One potential way of addressing the gas-guzzling high levels of carbon emissions created by the industry has been supplied by an Alabama US-based startup SE Aeronautics (the SE standing for Super Efficient).

The company has unveiled a revolutionary looking new plane called the SE20 that it says will lower fuel consumption by 70% and lower CO2 emissions by 80% as measured by per seat kilometer. It also allegedly has a lifespan that is twice that of existing commercial airliners

The key to the efficiency is in the tri-wing design.
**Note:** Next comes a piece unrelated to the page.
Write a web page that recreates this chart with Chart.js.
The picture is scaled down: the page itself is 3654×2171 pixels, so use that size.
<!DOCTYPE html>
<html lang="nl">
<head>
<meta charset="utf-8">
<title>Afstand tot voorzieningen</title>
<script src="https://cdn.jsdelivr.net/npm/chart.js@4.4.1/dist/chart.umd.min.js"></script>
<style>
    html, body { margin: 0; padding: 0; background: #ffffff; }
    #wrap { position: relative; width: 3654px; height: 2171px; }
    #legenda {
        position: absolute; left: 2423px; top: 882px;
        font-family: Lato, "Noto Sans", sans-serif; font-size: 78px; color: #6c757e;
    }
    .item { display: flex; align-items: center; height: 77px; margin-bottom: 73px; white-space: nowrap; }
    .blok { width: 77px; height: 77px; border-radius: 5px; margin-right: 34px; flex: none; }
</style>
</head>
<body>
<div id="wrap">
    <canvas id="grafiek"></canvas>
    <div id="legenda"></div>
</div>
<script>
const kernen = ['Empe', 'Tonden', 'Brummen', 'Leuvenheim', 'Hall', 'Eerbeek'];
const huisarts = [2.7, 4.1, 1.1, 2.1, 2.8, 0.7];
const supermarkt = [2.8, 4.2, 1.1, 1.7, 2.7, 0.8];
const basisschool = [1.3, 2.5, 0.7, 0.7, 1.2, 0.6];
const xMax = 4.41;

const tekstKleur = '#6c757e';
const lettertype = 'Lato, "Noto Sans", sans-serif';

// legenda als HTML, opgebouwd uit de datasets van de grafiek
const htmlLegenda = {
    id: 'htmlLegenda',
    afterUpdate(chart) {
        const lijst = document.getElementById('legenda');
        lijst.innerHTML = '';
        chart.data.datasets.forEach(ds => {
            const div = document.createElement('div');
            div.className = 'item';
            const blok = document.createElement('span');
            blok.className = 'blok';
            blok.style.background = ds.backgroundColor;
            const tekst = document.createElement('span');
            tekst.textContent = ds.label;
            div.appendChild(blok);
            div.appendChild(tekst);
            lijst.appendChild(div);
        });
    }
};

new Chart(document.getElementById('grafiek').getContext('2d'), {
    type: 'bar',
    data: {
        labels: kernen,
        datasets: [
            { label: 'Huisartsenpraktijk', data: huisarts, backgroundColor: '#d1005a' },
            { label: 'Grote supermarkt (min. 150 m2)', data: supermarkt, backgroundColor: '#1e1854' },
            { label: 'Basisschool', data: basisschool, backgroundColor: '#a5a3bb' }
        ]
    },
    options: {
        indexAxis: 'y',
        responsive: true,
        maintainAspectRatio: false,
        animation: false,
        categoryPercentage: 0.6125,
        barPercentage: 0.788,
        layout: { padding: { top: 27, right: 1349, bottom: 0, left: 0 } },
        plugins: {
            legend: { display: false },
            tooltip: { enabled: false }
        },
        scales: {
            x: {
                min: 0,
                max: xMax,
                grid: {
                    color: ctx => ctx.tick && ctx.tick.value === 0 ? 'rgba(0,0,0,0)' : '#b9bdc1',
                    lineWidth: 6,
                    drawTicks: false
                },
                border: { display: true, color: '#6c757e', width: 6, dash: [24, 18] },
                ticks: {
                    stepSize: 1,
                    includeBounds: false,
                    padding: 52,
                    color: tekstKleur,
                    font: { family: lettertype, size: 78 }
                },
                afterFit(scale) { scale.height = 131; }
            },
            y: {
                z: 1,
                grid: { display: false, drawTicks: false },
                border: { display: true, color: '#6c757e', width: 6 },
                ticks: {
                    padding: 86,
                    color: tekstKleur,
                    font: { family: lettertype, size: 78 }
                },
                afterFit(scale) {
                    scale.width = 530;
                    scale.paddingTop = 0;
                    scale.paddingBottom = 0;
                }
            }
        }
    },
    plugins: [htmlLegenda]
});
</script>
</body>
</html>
Lloyd Weaver, Chief Engineer at SE Aeronautics, said

“The innovative design is a more efficient, light-tri wing configuration that greatly improves lift over drag, resulting in short take-off and landing (STOL) capabilities and extremely long flights. The construction is all composite, molded in one tough, safer piece. We also incorporated super thin, long wings and complete streamlining from the nose to the tail. We did it all.”

Tyler Mathews, CEO of SE Aeronautics, added 

“This aircraft will be the most practical, profitable and permanent solution to the grossly underperforming airliner technology of today. Our manufacturing efficiency will allow us to produce our aircraft in significantly less time than the current traditional method. But the jewel in the crown is really our ability to get that fuel consumption rate down by 70%. We are going to revolutionize the industry.”
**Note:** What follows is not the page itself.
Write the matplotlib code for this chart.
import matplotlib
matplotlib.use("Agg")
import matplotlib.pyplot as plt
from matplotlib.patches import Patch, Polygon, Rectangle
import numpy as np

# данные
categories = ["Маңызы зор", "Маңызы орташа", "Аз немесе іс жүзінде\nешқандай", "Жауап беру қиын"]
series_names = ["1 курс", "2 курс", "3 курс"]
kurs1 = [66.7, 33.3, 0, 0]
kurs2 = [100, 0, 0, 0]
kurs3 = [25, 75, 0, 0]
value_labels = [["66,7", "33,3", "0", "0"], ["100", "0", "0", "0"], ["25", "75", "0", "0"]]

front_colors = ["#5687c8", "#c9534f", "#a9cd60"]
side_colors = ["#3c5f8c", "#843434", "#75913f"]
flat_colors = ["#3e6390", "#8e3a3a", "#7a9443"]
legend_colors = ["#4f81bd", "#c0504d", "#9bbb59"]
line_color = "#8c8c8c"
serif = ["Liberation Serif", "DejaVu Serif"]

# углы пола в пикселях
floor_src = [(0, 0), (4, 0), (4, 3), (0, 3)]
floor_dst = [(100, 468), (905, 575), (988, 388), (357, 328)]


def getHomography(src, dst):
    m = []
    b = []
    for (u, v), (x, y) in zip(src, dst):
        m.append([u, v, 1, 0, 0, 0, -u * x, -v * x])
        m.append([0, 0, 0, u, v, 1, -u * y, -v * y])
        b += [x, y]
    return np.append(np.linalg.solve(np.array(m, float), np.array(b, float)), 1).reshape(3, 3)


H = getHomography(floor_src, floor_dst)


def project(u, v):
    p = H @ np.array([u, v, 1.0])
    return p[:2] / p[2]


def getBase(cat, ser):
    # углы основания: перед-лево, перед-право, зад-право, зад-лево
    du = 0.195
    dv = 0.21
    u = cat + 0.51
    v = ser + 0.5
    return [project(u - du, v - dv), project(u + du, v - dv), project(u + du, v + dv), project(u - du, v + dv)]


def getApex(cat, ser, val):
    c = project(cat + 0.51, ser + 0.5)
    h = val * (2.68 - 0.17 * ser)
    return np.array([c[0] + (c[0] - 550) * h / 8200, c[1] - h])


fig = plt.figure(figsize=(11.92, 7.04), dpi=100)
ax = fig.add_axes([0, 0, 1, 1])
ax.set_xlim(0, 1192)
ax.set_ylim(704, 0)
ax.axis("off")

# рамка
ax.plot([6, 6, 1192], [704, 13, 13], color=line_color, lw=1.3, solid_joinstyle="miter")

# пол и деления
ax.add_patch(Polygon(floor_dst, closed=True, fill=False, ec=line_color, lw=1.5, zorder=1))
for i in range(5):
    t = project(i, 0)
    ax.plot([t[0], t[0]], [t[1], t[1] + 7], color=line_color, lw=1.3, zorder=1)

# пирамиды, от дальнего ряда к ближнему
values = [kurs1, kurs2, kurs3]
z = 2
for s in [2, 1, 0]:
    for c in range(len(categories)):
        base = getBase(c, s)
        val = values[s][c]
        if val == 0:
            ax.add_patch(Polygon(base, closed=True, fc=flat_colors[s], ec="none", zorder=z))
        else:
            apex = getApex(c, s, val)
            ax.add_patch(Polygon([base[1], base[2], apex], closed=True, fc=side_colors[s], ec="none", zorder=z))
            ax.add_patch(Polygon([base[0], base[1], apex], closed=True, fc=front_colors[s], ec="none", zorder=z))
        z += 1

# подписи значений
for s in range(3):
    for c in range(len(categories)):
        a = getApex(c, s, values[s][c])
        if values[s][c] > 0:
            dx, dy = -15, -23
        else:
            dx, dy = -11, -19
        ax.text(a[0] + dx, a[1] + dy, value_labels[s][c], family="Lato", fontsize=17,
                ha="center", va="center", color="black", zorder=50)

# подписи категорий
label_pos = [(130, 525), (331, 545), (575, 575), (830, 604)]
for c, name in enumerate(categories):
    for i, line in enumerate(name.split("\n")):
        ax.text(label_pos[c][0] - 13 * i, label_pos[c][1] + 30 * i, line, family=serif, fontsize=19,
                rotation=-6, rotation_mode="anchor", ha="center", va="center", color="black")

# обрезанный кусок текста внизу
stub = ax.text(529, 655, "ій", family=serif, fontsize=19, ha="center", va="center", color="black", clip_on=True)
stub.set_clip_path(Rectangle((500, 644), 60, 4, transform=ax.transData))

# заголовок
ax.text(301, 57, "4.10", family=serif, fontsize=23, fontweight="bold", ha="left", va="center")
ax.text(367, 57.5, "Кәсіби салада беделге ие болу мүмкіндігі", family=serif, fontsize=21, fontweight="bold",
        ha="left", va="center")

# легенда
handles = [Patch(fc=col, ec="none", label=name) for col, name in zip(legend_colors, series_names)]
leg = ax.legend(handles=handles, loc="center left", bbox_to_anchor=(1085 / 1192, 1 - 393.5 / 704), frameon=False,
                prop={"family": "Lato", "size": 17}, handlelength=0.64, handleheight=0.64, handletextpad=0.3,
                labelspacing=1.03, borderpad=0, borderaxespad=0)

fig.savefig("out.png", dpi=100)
The SE200 features a monocoque design, meaning it is molded from one single piece of composite, rather than being a series of panels joined together. The company believes that this will reduce fatigue and make the aircraft safer for passengers.

Also innovative are the SE20’s super-thin wings, which unlike traditional airlines are not used for fuel storage. Fuel is housed in a tank above the fuselage. A move the company says will make the plane capable of floating for long periods in the event of an emergency water landing.

The aircraft, which is intended to carry around 264 passengers to a range of 10,560 miles, is powered by two superefficient engines mounted at the rear, which the company says will give it a thrust of 64,000 lbf.

SE Aeronautics has also addressed cargo issues too, with the plane sporting a ‘state of the art bulk container system’ and a maximum takeoff weight of 170,000 lb.

It will be fascinating to see if this and other innovative designs, can make the aviation industry greener.